The chief method that the administration uses to identify how prospective students feel about Tufts _ and therefore the public identity of the University _ is by application overlap. In this process, Tufts charts its applicants' other prospective schools and looks to see where the greatest overlap occurs. Overlapping applications are to Tufts' "cohort schools," Dean of Students Bruce Reitman said.

Once cohort schools are named, Tufts may self-evaluate based on what is known of these other schools' performances. "Application overlap is a significant piece of what makes a school compare itself to other schools," Reitman said.

This application research is gathered not only for Tufts' freshman class, but also for the applicants who choose to go elsewhere. The University wants to know "if students do not accept an offer of retention, where are they going?" Dean of Admissions David Cuttino said. In this way, the University understands the competition _ both its shortcomings and successes.

The universities which attract the most similar applicants to Tufts are Brown University, Harvard University, University of Pennsylvania, and Yale University, supporting the common claim that Tufts is a safety school for the Ivies. The list of other cohort schools includes Boston College, Boston University, Duke University, Washington University of St. Louis, Wesleyan University, New York University, Massachusetts Institute of Technology, and Brandeis University.

Tufts has greater overlap with universities than with colleges, according to this list. Cohort schools also "tend to be small, top-notch research universities, where research is done and Ph.D.s are given," Reitman said.

College rankings printed by companies like Princeton Review and US News are typically used by the public to rank the reputation of a school, but Tufts students and administrators are hesitant to accept these evaluations.

"The rankings sell books," Reitman said. "I think taking someone else's list of schools instead of thinking of what's important to [an individual] is a mistake."

Many students were doubtful about the reliability of the rankings. "It counts things like alumni-giving percentage that aren't really important in college life," freshman Scott Burton said. "A survey would be a lot more reliable."

Reitman cautions, however, that he is hesitant to discount them completely, especially since Tufts has been doing well in these rankings. Tufts was ranked 28 this year in US News & World Report's annual "America's Best Colleges" edition, and a few years before the University broke into the Top 25.

But the environment of these cohort schools, as defined by the college application process, is not a match for the Tufts atmosphere, according to Burton. Many students characterize schools based on academic experience and athletic competition.

Tufts, in Burton's opinion, is most similar to other New England Small College Athletic Conference (NESCAC) schools _ including Tufts, Amherst, Bates, Bowdoin, Colby, Connecticut College, Hamilton, Middlebury, Trinity, Wesleyan, and Williams. This comparison was made with the distinction that Tufts is larger and closer to Boston than these other schools.

Reputation, size, and location in the Northeast are other means for comparison that students use when naming similarities between Tufts and other schools. "What separated [Tufts]...was being right next to Boston," Burton said.
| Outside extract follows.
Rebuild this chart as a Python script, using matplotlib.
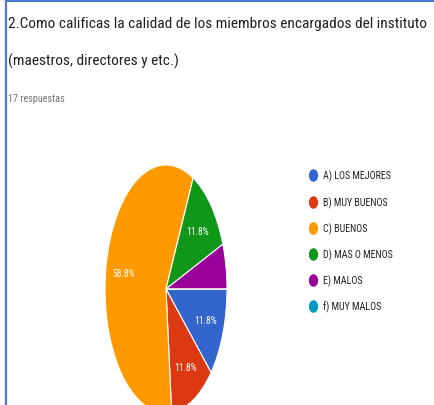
import numpy as np
import matplotlib.pyplot as plt
from matplotlib import font_manager
from matplotlib.font_manager import FontProperties
from matplotlib.lines import Line2D
from matplotlib.path import Path
from matplotlib.markers import MarkerStyle

# Data
labels = ['A) LOS MEJORES', 'B) MUY BUENOS', 'C) BUENOS',
          'D) MAS O MENOS', 'E) MALOS', 'f) MUY MALOS']
counts = [2, 2, 10, 2, 1, 0]
colors = ['#3366cc', '#dc3912', '#ff9900', '#109618', '#990099', '#0099c6']
title_1 = '2.Como calificas la calidad de los miembros encargados del instituto'
title_2 = '(maestros, directores y etc.)'
subtitle = '17 respuestas'


# Pick a narrow font if one is installed (the screenshot text is condensed)
def narrow_font():
    prefs = ['Roboto', 'Noto Sans', 'Liberation Sans', 'Open Sans', 'DejaVu Sans']
    cands = [f for f in font_manager.fontManager.ttflist
             if (f.stretch == 'condensed' or 'Narrow' in f.name or 'Condensed' in f.name)
             and f.style == 'normal' and f.weight in (400, 'normal', 'regular')]
    for p in prefs:
        for f in cands:
            if f.name.startswith(p):
                return FontProperties(fname=f.fname)
    if cands:
        return FontProperties(fname=cands[0].fname)
    return FontProperties(family='Roboto')


FP = narrow_font()

W, H = 435, 406
fig = plt.figure(figsize=(W / 100, H / 100), dpi=100)
fig.patch.set_facecolor('white')
renderer = fig.canvas.get_renderer()


def px(x, y):
    # figure pixel (from top-left) -> figure fraction
    return x / W, 1 - y / H


def fit(txt, width):
    w = txt.get_window_extent(renderer).width
    txt.set_fontsize(txt.get_fontsize() * width / w)
    return txt.get_fontsize()


# Border (left and top blue lines)
fig.add_artist(Line2D([6.5 / W, 6.5 / W], [0, 1 - 1.5 / H], color='#4a7bd0', lw=1.6))
fig.add_artist(Line2D([6.5 / W, 1], [1 - 1.5 / H, 1 - 1.5 / H], color='#4a7bd0', lw=1.6))

# Title
t1 = fig.text(*px(8, 28), title_1, ha='left', va='baseline', fontsize=14,
              color='#202124', fontproperties=FP)
fs = fit(t1, 420)
fig.text(*px(8, 66), title_2, ha='left', va='baseline', fontsize=fs,
         color='#202124', fontproperties=FP)
t3 = fig.text(*px(8, 102), subtitle, ha='left', va='baseline', fontsize=8,
              color='#757575', fontproperties=FP)
fit(t3, 57)

# Pie (horizontally squeezed ellipse)
cx, cy, rx, ry = 166, 290, 61, 124
x0, y0 = px(cx - rx, cy + ry)
ax = fig.add_axes([x0, y0, 2 * rx / W, 2 * ry / H])

probe = fig.text(0, 0, '11.8%', fontsize=8, fontproperties=FP)
pct_fs = fit(probe, 23)
probe.remove()


def pct_label(p):
    return '%.1f%%' % p if p >= 10 else ''


wedges, texts, autotexts = ax.pie(counts, colors=colors, startangle=0, counterclock=False,
                                  autopct=pct_label, pctdistance=0.7,
                                  wedgeprops=dict(edgecolor='white', linewidth=0.8))
for t in autotexts:
    t.set_fontproperties(FP)
    t.set_fontsize(pct_fs)
    t.set_color('white')
ax.set_aspect('auto')
ax.set_xlim(-1, 1)
ax.set_ylim(-1, 1)
ax.axis('off')

# Legend with squeezed circular markers
theta = np.linspace(0, 2 * np.pi, 50)
ell = Path(np.column_stack([0.7 * np.cos(theta), np.sin(theta)]), closed=True)
handles = [Line2D([], [], linestyle='none', marker=MarkerStyle(ell), markersize=8,
                  markerfacecolor=c, markeredgecolor=c) for c in colors]
probe = fig.text(0, 0, labels[0], fontsize=8, fontproperties=FP)
leg_fs = fit(probe, 68)
probe.remove()
leg_prop = FontProperties(fname=FP.get_file(), size=leg_fs) if FP.get_file() else \
    FontProperties(family=FP.get_family(), size=leg_fs)
fig.legend(handles, labels, loc='upper left', bbox_to_anchor=px(304, 166), frameon=False,
           prop=leg_prop, labelspacing=1.47, handlelength=0.8, handletextpad=0.6,
           borderpad=0, labelcolor='#222222')

fig.savefig('out.png', dpi=100)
Research opportunities at the University also help to distinguish it from the smaller colleges of the NESCAC. "We've got some pretty top-notch research programs," freshman Adam Buckley said.

Tufts' size helps to create a unique undergraduate experience, according to Buckley. With approximately 30 percent minorities of an undergraduate population of 4,677, Tufts has "diversity in the school population, but also in what you can do here," he said.

There are many different ways to evaluate the Tufts experience, and it may be difficult to rely on any one method, students say. Some preferred to describe Tufts as a small college in a big city with the research opportunities usually found at larger universities. Administrators played up the school's balance between a larger research university and a small liberal arts college. Ultimately, it's just a matter of opinion.